HCLSIG/SWANSIOC/Meetings/2010-09-20 Conference Call
Dial-in & IRC Information
- Dial-In #: +1.617.761.6200 (Cambridge, MA)
- Dial-In #: +33.4.89.06.34.99 (Nice, France)
- Dial-In #: +44.117.370.6152 (Bristol, UK)
- Participant Access Code: 42572 ("HCLS2")
- IRC Channel: irc.w3.org port 6665 channel #HCLS2 use IRC direct link or (see W3C IRC page for details, or see Web IRC)
Agenda
- Housekeeping
- Next Steps
Minutes
- <Anita> Anita scribes, assisted by Scott and Tim
- <Tim> On the call: Gully Burns, Howard Burrows, Paolo Ciccarese, Tim Clark, Sudeshna Das, Anita deWaard, Rob Frost, Joanne Luciano, Scott Marshall, David Newman, Jodi Schneider, Tony Scerri,
- <Anita> Slideshare to slides - everyone's looking at it now...

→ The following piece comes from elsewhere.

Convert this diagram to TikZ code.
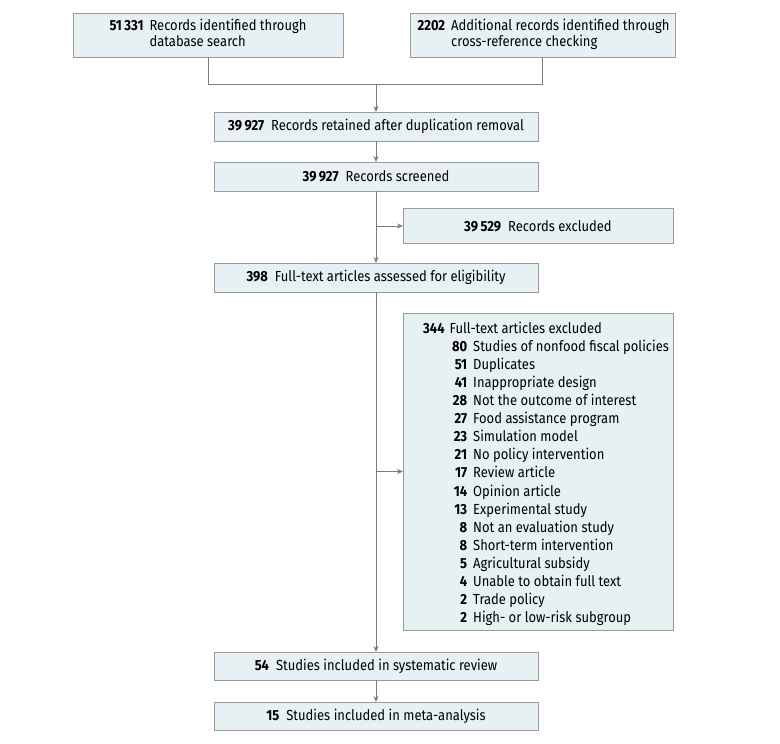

- <Anita> Topic: aligning text mining + Semantic web communities
- <Anita> Text mining goal: algorithmically derive knowledge from documents, needs universal persistance that is consistent with web architecture
- <Anita> SW goal: represents high-quality information so you can make it computable directly, need bridges to web of documents where sceince is greated...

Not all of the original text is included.